Pictures from NASA’s New Horizons spacecraft captures images from the edge of our solar system, more than three billion miles away

It’s quite amazing what can be achieved with the use of a camera and an unmanned vehicle just floating around in deep space. The National Aeronautics and Space Administration (NASA) recently announced that its New Horizons spacecraft made history by capturing an image near the edge of the solar system – more than three billion miles away – as it performed routine calibration. By taking that photo, it set a new record for the farthest image ever made from Earth. Then it broke that same record not more than two hours later.

According to the announcement on the official NASA website, New Horizons captured its most important photo yet as it turned its telescopic camera – the Long Range Reconnaissance Imager (LORRI) – onto a field of stars and simply took a routine snap. This particular field of stars was referred to as the “Wishing Well” galactic open start cluster. And it was pictured by New Horizons as it floated by, 3.79 billion miles (6.12 billion kilometers) away from Earth.

At that distance, the New Horizons spacecraft was even farther than Voyager 1, which is famous for taking the photo better known as “Pale Blue Dot” – Voyager 1 was only 3.75 billion miles (6.06 billion kilometers) away when that happened. It held the record for the farthest image ever created from Earth for more than 27 full years.
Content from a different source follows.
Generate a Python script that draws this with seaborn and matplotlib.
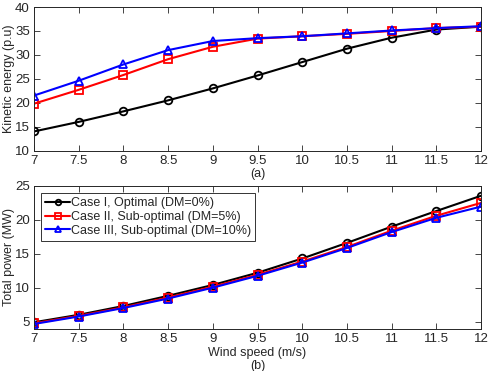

As mentioned earlier, LORRI ended up breaking its own record a mere two hours later by taking images of Kuiper Belt objects, identified by NASA as 2012 HZ84 and 2012 HE85. According to the space agency, this demonstrates how “nothing stands still when you’re covering more than 700,000 miles (1.1 million kilometers) of space each day.”

According to NASA, the New Horizons spacecraft is only the fifth such spacecraft that managed to breeze past all of the outer planets in the solar system, and that a lot of its accomplishments have involved setting distance records of some sort. Back in December 9, it succeeded in the most-distant course-correction maneuver ever, with the mission team guiding it toward a close encounter with a Kuiper Belt Object named 2014 MU69. It’s scheduled to happen in January 1, 2019, and when it does, it will be the farthest planetary encounter in all of human history. It’s set to happen about a billion miles away from the Pluto system – which was explored by New Horizons a couple of years back.

What exactly does NASA intend to do with all the data they have already gathered – and will gather – on Kuiper Belt Objects? The space agency said that mission scientists plan to study the images taken by New Horizons in order to find out the space of the objects in them as well as their surface properties. They also want to check for moons and rings on them. And while it keeps on taking photos with its on-board camera, it also makes nearly-constant measurements of plasma, dust, and neutral gas levels on its way.

As of this time’s writing, the New Horizons spacecraft has been put into a sort of hibernation mode. Mission controllers from the Johns Hopkins Applied Physics Laboratory in Laurel, Maryland are expected to bring it out of its deep electronic sleep on June 4, and subsequently use it after a series of system checkouts and other activities to prepare it for future encounters.